I’ve also managed to squeeze in a long weekend in Kolkata. It was great to explore the city and I really loved the old colonial architecture. We spent one afternoon wandering around Park Street graveyard which was an amazing oasis filled with huge monuments to Calcutta’s brits from back in the day. I even managed to find one man from Weymouth which was a strange touch of home in India!

Finally…The Adventures of Twinkle the Wonderbike…

On my first day in Puri I was taken by Surender, one of my colleagues to buy a bike to allow me to get out to the villages to see the children. I was taken to the shop and given my choice of the bikes on offer. As soon as I saw Twinkle, with her purple glittery frame and little basket, I was smitten. It was love at first sight. Since then we’ve been inseparable.

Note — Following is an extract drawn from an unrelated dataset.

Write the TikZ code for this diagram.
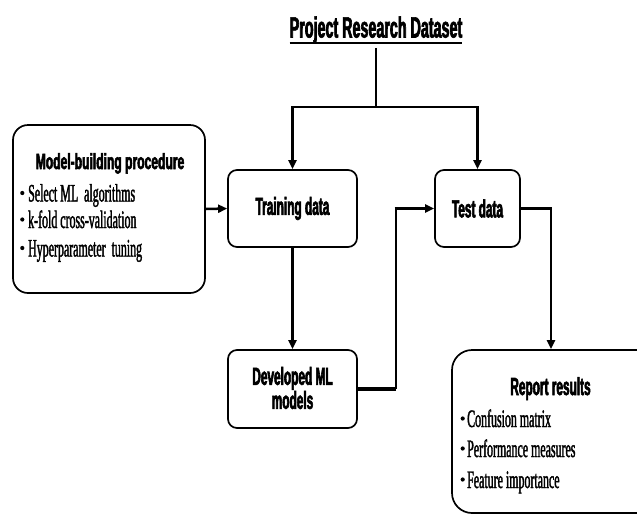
\documentclass[tikz,border=0pt]{standalone}
\usepackage{fontspec}
\setmainfont{Liberation Serif}
\newfontfamily\hfont[FakeStretch=0.48,FakeBold=2.4]{Liberation Sans}
\newfontfamily\mfont[FakeStretch=0.55,FakeBold=2.4]{Liberation Sans}
\newfontfamily\tfont[FakeStretch=0.49,FakeBold=2.2]{Liberation Sans}
\newfontfamily\sfont[FakeStretch=0.475,FakeBold=1.4]{Liberation Serif}
\usetikzlibrary{arrows.meta}
\tikzset{
  box/.style={draw, line width=1.7pt, rounded corners=9pt, inner sep=0pt},
  lbl/.style={font=\hfont\bfseries\fontsize{24.7}{21.5}\selectfont, align=center, inner sep=0pt},
  itm/.style={font=\sfont\fontsize{25.1}{24}\selectfont, anchor=base west, inner sep=0pt},
  bul/.style={circle, fill=black, inner sep=0pt, minimum size=4.2pt},
  conn/.style={line width=2.5pt, -{Triangle[length=9pt,width=8pt]}},
  thickconn/.style={line width=3.6pt},
}
\begin{document}
\begin{tikzpicture}[x=1pt,y=-1pt]
\useasboundingbox (0,0) rectangle (637,515);
% title
\node[lbl, font=\tfont\bfseries\fontsize{29.2}{26}\selectfont, anchor=base] (title) at (376,37.5) {Project Research Dataset};
\draw[line width=1.8pt] ([yshift=-5.5pt]title.base west) -- ([yshift=-5.5pt]title.base east);
% boxes
\node[box, rounded corners=15pt, minimum width=192pt, minimum height=168pt] (model) at (109,209) {};
\node[box, minimum width=129pt, minimum height=77pt] (train) at (292.5,208.5) {};
\node[lbl] (traint) at (train.center) {Training data};
\node[box, minimum width=85pt, minimum height=77pt] (test) at (477.5,208.5) {};
\node[lbl] (testt) at (test.center) {Test data};
\node[box, minimum width=129pt, minimum height=78pt] (dev) at (292.5,389) {};
\node[lbl] (devt) at ([yshift=1pt]dev.center) {Developed ML\\models};
\node[box, rounded corners=20pt, minimum width=218pt, minimum height=163pt] (rep) at (561,431.5) {};
% model text
\node[lbl, font=\mfont\bfseries\fontsize{22}{21}\selectfont, anchor=base] (mtitle) at (110,169) {Model-building procedure};
\node[bul] (mb1) at (22.3,193) {};
\node[itm] (m1) at (28,201.5) {Select ML~~algorithms};
\node[bul] (mb2) at (22.3,219.5) {};
\node[itm] (m2) at (28,228) {k-fold cross-validation};
\node[bul] (mb3) at (22.3,248) {};
\node[itm] (m3) at (28,256.5) {Hyperparameter~~tuning};
% report text
\node[lbl, anchor=base] (rtitle) at (550.5,395) {Report results};
\node[bul] (rb1) at (462.7,418.5) {};
\node[itm] (r1) at (467,427) {Confusion matrix};
\node[bul] (rb2) at (462.7,448.5) {};
\node[itm] (r2) at (467,457) {Performance measures};
\node[bul] (rb3) at (462.7,479.5) {};
\node[itm] (r3) at (467,488) {Feature importance};
% connectors
\coordinate (split) at (376,107);
\draw[line width=2.5pt] ([yshift=-4pt]title.south) -- (split);
\draw[conn] (split) -| (train.north);
\draw[conn] (split) -| (test.north);
\draw[conn] (model.east) -- (train.west);
\draw[conn] (train.south) -- (dev.north);
\coordinate (d1) at (396,389);
\draw[thickconn] (dev.east) -- (d1);
\draw[line width=2.8pt] (d1) -- (d1 |- test.west);
\draw[thickconn, -{Triangle[length=9pt,width=8pt]}] ([xshift=-1.4pt]d1 |- test.west) -- (test.west);
\coordinate (t1) at (551,208.5);
\draw[thickconn] (test.east) -- ([xshift=1.25pt]t1);
\draw[conn] (t1) -- (t1 |- rep.north);
\end{tikzpicture}
\end{document}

Twinkle boasts many special features;

A ‘lady guard’ on the back wheels to prevent my dopatta becoming entangled in the chain (doesn’t work, I’m frequently strangling myself and all my dopatta have rather ragged ends!)

No gears at all, but mercifully Puri is pretty flat!

Breaks that kind of stop you…ish…if you also put your feet to the ground and swerve to avoid the cow/cycle/pedestrian/dog/car/bus etc that may be blocking your path

A saddle so firm I winced when I sat down for the first month

A constant supply of work for ‘Chuck‘ my cycle repair man (named by me because of the sole t-shirt he wears) Twinkle consistently falls apart at least twice a week so at least I’m providing him with a steady income. I met Chuck for the first time after Twinkle’s pedal snapped off as I was going over a speed bump. I soared like superman through the air and landed in a bloody heap outside Chuck’s shack, he’d patched Twinkle up for me for the grand price of 10 rupees and I’ve been going to him ever since!

On days when I’m going out on field visits Twinkle and I notch up about 30km a day. It’s pretty hard going in the heat of the day and I tend to arrive at my destination rather red and ‘glowing’. Surender cycles like the hounds of hell are after him so when I go out on visits with him I have him constantly shouting back to me, “Lucy Madam, speedy up!” but he did say I cycled like a man…which I think is a compliment….. Thankfully it’s much more sedate when I go out with the girls so it’s nice to have a change every few days.

So that, in a nutshell is my first few months. Every day seems like a bit of a rollercoaster but I’m feeling more settled now and looking forward to all that’s coming up…watch this space!